Copy the lines below as they are; omit the images they contain.
[Begin DATA]
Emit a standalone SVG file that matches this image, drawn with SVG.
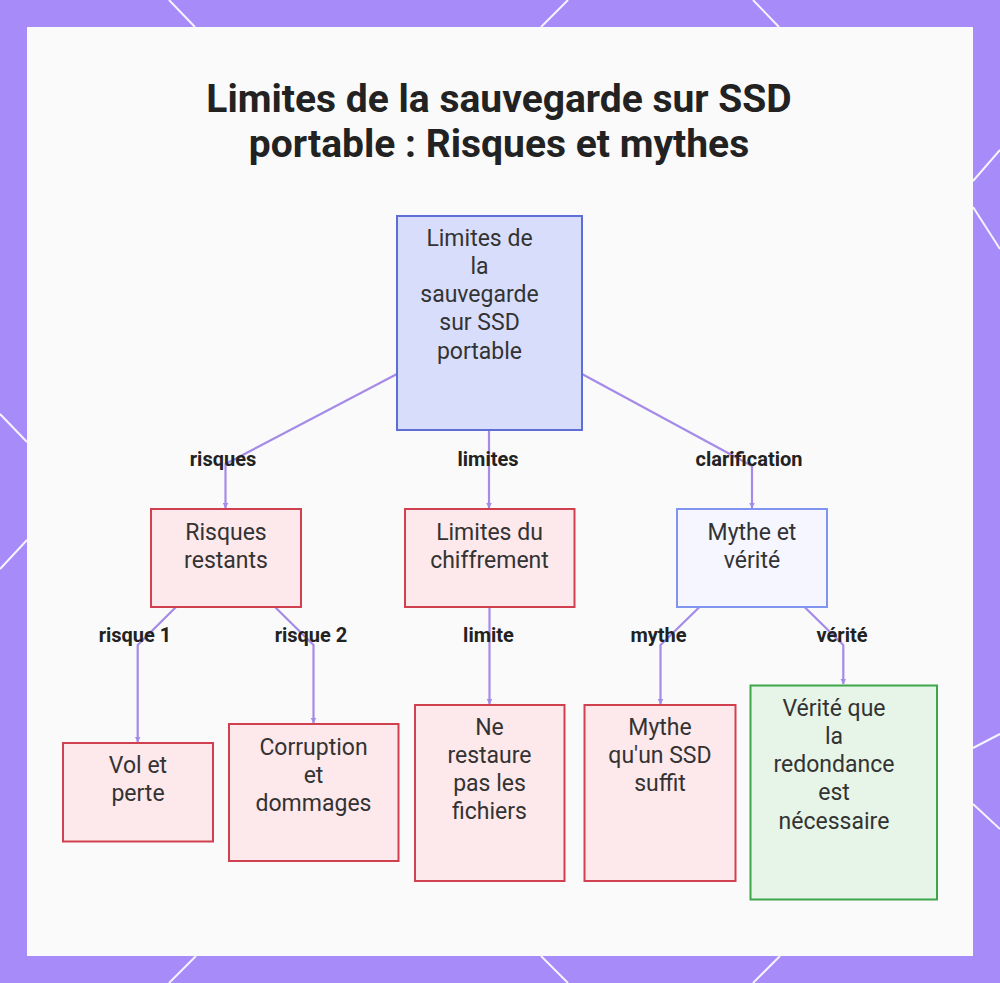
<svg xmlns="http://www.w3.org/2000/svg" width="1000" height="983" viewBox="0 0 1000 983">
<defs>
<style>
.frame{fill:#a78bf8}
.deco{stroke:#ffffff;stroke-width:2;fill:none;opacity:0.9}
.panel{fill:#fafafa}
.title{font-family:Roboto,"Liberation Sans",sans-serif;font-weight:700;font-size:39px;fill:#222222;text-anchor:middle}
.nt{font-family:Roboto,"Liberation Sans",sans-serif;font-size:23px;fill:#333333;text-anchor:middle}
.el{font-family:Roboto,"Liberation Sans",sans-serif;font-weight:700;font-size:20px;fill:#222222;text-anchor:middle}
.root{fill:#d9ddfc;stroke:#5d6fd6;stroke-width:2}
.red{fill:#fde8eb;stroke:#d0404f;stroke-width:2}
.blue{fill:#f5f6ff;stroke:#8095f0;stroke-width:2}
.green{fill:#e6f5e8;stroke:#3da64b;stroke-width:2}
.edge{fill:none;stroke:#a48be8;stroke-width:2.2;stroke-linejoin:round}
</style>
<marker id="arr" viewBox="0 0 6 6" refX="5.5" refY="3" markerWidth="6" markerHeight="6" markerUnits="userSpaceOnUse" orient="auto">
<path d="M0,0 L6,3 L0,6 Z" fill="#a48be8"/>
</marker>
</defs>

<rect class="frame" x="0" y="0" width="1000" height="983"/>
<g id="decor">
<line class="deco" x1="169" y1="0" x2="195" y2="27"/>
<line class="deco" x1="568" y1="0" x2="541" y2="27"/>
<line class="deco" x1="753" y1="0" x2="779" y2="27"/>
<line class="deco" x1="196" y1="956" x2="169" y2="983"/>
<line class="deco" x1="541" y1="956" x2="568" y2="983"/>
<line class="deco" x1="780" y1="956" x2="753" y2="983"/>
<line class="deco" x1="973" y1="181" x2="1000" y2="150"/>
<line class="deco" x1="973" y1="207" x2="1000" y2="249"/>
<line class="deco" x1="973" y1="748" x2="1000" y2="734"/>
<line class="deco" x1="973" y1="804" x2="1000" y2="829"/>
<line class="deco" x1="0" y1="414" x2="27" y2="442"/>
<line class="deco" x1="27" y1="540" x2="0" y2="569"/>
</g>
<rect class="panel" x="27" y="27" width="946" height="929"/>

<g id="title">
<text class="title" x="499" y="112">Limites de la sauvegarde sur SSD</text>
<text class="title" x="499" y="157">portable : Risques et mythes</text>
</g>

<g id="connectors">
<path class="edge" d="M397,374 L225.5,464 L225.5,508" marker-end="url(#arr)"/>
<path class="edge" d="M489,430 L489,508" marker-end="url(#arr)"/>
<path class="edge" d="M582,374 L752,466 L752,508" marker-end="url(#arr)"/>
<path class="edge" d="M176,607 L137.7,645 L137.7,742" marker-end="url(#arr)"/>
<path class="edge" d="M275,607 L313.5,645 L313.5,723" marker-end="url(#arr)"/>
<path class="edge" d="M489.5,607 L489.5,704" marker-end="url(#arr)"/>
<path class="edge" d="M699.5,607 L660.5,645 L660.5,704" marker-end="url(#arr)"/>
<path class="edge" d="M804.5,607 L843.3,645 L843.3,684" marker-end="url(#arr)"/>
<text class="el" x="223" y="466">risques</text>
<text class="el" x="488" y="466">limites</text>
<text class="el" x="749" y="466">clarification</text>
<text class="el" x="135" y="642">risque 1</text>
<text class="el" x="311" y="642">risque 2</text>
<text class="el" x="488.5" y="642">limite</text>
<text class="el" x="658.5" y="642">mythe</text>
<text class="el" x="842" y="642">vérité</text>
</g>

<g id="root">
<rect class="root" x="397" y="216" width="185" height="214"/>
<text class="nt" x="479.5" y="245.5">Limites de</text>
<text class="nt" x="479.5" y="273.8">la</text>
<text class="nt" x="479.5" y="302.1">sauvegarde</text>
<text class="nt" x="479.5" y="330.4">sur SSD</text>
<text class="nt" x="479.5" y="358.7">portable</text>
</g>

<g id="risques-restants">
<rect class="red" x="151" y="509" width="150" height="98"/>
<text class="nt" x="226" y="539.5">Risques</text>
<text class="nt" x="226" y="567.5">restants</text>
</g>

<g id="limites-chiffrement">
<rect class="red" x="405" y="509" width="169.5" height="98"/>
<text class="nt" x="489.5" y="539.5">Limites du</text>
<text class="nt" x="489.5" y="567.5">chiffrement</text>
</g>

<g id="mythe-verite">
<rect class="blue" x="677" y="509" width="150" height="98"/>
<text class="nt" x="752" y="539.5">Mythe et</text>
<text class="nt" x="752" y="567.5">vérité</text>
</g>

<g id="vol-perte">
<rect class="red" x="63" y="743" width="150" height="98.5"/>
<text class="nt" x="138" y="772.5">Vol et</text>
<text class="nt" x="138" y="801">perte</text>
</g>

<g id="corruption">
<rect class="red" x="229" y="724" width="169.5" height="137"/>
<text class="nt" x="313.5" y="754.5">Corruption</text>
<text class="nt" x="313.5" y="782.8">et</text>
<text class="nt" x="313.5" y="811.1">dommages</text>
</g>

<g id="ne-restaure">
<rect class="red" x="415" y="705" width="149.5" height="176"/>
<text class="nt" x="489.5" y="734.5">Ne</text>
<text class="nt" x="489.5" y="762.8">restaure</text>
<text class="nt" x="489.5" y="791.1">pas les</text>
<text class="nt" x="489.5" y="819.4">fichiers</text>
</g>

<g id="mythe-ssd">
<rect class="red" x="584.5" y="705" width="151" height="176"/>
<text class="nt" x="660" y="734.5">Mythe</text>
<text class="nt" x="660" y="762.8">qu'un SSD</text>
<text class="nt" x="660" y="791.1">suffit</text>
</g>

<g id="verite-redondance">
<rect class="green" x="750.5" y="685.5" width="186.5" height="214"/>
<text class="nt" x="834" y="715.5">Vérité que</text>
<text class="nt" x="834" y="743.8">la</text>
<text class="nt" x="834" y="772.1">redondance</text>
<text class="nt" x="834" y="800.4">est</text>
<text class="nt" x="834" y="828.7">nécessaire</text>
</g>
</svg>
[End DATA]
▸ EXERCISE RESPONSE:
Emit a standalone SVG file that matches this image, drawn with SVG.
<svg xmlns="http://www.w3.org/2000/svg" width="1000" height="983" viewBox="0 0 1000 983">
<defs>
<style>
.frame{fill:#a78bf8}
.deco{stroke:#ffffff;stroke-width:2;fill:none;opacity:0.9}
.panel{fill:#fafafa}
.title{font-family:Roboto,"Liberation Sans",sans-serif;font-weight:700;font-size:39px;fill:#222222;text-anchor:middle}
.nt{font-family:Roboto,"Liberation Sans",sans-serif;font-size:23px;fill:#333333;text-anchor:middle}
.el{font-family:Roboto,"Liberation Sans",sans-serif;font-weight:700;font-size:20px;fill:#222222;text-anchor:middle}
.root{fill:#d9ddfc;stroke:#5d6fd6;stroke-width:2}
.red{fill:#fde8eb;stroke:#d0404f;stroke-width:2}
.blue{fill:#f5f6ff;stroke:#8095f0;stroke-width:2}
.green{fill:#e6f5e8;stroke:#3da64b;stroke-width:2}
.edge{fill:none;stroke:#a48be8;stroke-width:2.2;stroke-linejoin:round}
</style>
<marker id="arr" viewBox="0 0 6 6" refX="5.5" refY="3" markerWidth="6" markerHeight="6" markerUnits="userSpaceOnUse" orient="auto">
<path d="M0,0 L6,3 L0,6 Z" fill="#a48be8"/>
</marker>
</defs>

<rect class="frame" x="0" y="0" width="1000" height="983"/>
<g id="decor">
<line class="deco" x1="169" y1="0" x2="195" y2="27"/>
<line class="deco" x1="568" y1="0" x2="541" y2="27"/>
<line class="deco" x1="753" y1="0" x2="779" y2="27"/>
<line class="deco" x1="196" y1="956" x2="169" y2="983"/>
<line class="deco" x1="541" y1="956" x2="568" y2="983"/>
<line class="deco" x1="780" y1="956" x2="753" y2="983"/>
<line class="deco" x1="973" y1="181" x2="1000" y2="150"/>
<line class="deco" x1="973" y1="207" x2="1000" y2="249"/>
<line class="deco" x1="973" y1="748" x2="1000" y2="734"/>
<line class="deco" x1="973" y1="804" x2="1000" y2="829"/>
<line class="deco" x1="0" y1="414" x2="27" y2="442"/>
<line class="deco" x1="27" y1="540" x2="0" y2="569"/>
</g>
<rect class="panel" x="27" y="27" width="946" height="929"/>

<g id="title">
<text class="title" x="499" y="112">Limites de la sauvegarde sur SSD</text>
<text class="title" x="499" y="157">portable : Risques et mythes</text>
</g>

<g id="connectors">
<path class="edge" d="M397,374 L225.5,464 L225.5,508" marker-end="url(#arr)"/>
<path class="edge" d="M489,430 L489,508" marker-end="url(#arr)"/>
<path class="edge" d="M582,374 L752,466 L752,508" marker-end="url(#arr)"/>
<path class="edge" d="M176,607 L137.7,645 L137.7,742" marker-end="url(#arr)"/>
<path class="edge" d="M275,607 L313.5,645 L313.5,723" marker-end="url(#arr)"/>
<path class="edge" d="M489.5,607 L489.5,704" marker-end="url(#arr)"/>
<path class="edge" d="M699.5,607 L660.5,645 L660.5,704" marker-end="url(#arr)"/>
<path class="edge" d="M804.5,607 L843.3,645 L843.3,684" marker-end="url(#arr)"/>
<text class="el" x="223" y="466">risques</text>
<text class="el" x="488" y="466">limites</text>
<text class="el" x="749" y="466">clarification</text>
<text class="el" x="135" y="642">risque 1</text>
<text class="el" x="311" y="642">risque 2</text>
<text class="el" x="488.5" y="642">limite</text>
<text class="el" x="658.5" y="642">mythe</text>
<text class="el" x="842" y="642">vérité</text>
</g>

<g id="root">
<rect class="root" x="397" y="216" width="185" height="214"/>
<text class="nt" x="479.5" y="245.5">Limites de</text>
<text class="nt" x="479.5" y="273.8">la</text>
<text class="nt" x="479.5" y="302.1">sauvegarde</text>
<text class="nt" x="479.5" y="330.4">sur SSD</text>
<text class="nt" x="479.5" y="358.7">portable</text>
</g>

<g id="risques-restants">
<rect class="red" x="151" y="509" width="150" height="98"/>
<text class="nt" x="226" y="539.5">Risques</text>
<text class="nt" x="226" y="567.5">restants</text>
</g>

<g id="limites-chiffrement">
<rect class="red" x="405" y="509" width="169.5" height="98"/>
<text class="nt" x="489.5" y="539.5">Limites du</text>
<text class="nt" x="489.5" y="567.5">chiffrement</text>
</g>

<g id="mythe-verite">
<rect class="blue" x="677" y="509" width="150" height="98"/>
<text class="nt" x="752" y="539.5">Mythe et</text>
<text class="nt" x="752" y="567.5">vérité</text>
</g>

<g id="vol-perte">
<rect class="red" x="63" y="743" width="150" height="98.5"/>
<text class="nt" x="138" y="772.5">Vol et</text>
<text class="nt" x="138" y="801">perte</text>
</g>

<g id="corruption">
<rect class="red" x="229" y="724" width="169.5" height="137"/>
<text class="nt" x="313.5" y="754.5">Corruption</text>
<text class="nt" x="313.5" y="782.8">et</text>
<text class="nt" x="313.5" y="811.1">dommages</text>
</g>

<g id="ne-restaure">
<rect class="red" x="415" y="705" width="149.5" height="176"/>
<text class="nt" x="489.5" y="734.5">Ne</text>
<text class="nt" x="489.5" y="762.8">restaure</text>
<text class="nt" x="489.5" y="791.1">pas les</text>
<text class="nt" x="489.5" y="819.4">fichiers</text>
</g>

<g id="mythe-ssd">
<rect class="red" x="584.5" y="705" width="151" height="176"/>
<text class="nt" x="660" y="734.5">Mythe</text>
<text class="nt" x="660" y="762.8">qu'un SSD</text>
<text class="nt" x="660" y="791.1">suffit</text>
</g>

<g id="verite-redondance">
<rect class="green" x="750.5" y="685.5" width="186.5" height="214"/>
<text class="nt" x="834" y="715.5">Vérité que</text>
<text class="nt" x="834" y="743.8">la</text>
<text class="nt" x="834" y="772.1">redondance</text>
<text class="nt" x="834" y="800.4">est</text>
<text class="nt" x="834" y="828.7">nécessaire</text>
</g>
</svg>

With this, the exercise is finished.